The SMU game can sort of be explained away. Moody Coliseum has become a ridiculously tough environment to play in this season. They have the personnel that gives this Bearcats team fits with big burly interior forces like Markus Kennedy surrounded by long distance marksmen on the perimeter like Nic Moore and guys who can capitalize on collapsing defenses to get to the bucket like Nick Russell. In theory that is a great group to capitalize on the Bearcats weaknesses, by pounding the ball inside, waiting for the Bearcats to over-help and collapse the defense leading to rim runs, lay ups and uncontested three pointers. If enough effort is made that terrible performance can be rationalized away as an outlier.

Should someone choose to do so that Temple performance could partially be written off as well. Justin Jackson went down after 6 minutes due to injury. Without the Bearcats talisman these cats are pretty average defensively. That could explain the Bearcats collapse in the second half of that game. Of course Louisville and UConn have very potent offenses that had some success against UC, but the Bearcats shut both squads down when they had to.

There is a trend within the trend, Justin Jackson's foul trouble. In each of the last three games he has had to leave the game with foul trouble ahead of the Mick Cronin's normal rotation. Today he left the game after five first half minutes and sat the rest of the half. JJ picked up his third after four minutes in the second half and had to ride the pine for a while.

There is probably no one cause of the Bearcats issues on defense of late, it is far more likely it is a combination of factors.
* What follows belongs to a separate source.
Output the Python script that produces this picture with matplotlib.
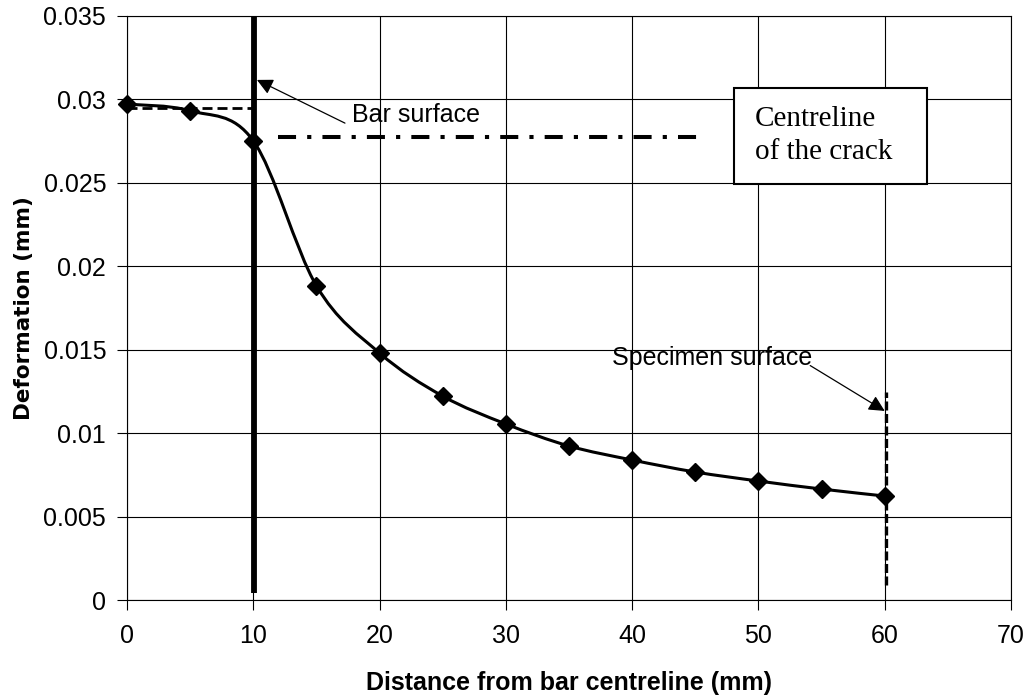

UC's conference schedule was front loaded to an almost comical extent, and that has shown lately as the Bearcats have looked more fatigued than usual. That gauntlet of games could be an indirect source of trouble, as It is an alternate theory for JJ's foul issues. The correlation between being tired and reaching defensively, thus getting cheap fouls, a known quantity.

Then there is the frantic defensive style that this team plays with, which requires near super human levels of effort from those on the floor. UC can still hit the high notes when they have to, as they did late against UConn and early against Louisville. But turning it up to 11 on a game to game basis is a huge challenge, especially with Mick shortening the rotation from the 9 and 10 he played early in the conference slate to the 8 he plays now.

One last possibility is that opposing coaching staff's and teams have gotten a handle on what they Bearcats are doing. There were several times in today's game against Houston where the Cougars absorbed the pressure and held the ball in situations where other opponents would have coughed it up knowing that they have a numbers advantage if they can move the ball quickly to beat the defensive rotation. SMU killed the Bearcats doing just that, and Houston got most of their points in the paint following the same blueprint.

The point of this isn't to call into question the Bearcats defensive abilities. When they have their rotations dialed in and the switching more concise than it has been of late they can unleash a tsunami of destruction. But it something that has to be acknowledged as something of a dip in form. If this team can regain its peak then everything is in play on the conference and national level. I have every confidence that they can do just that.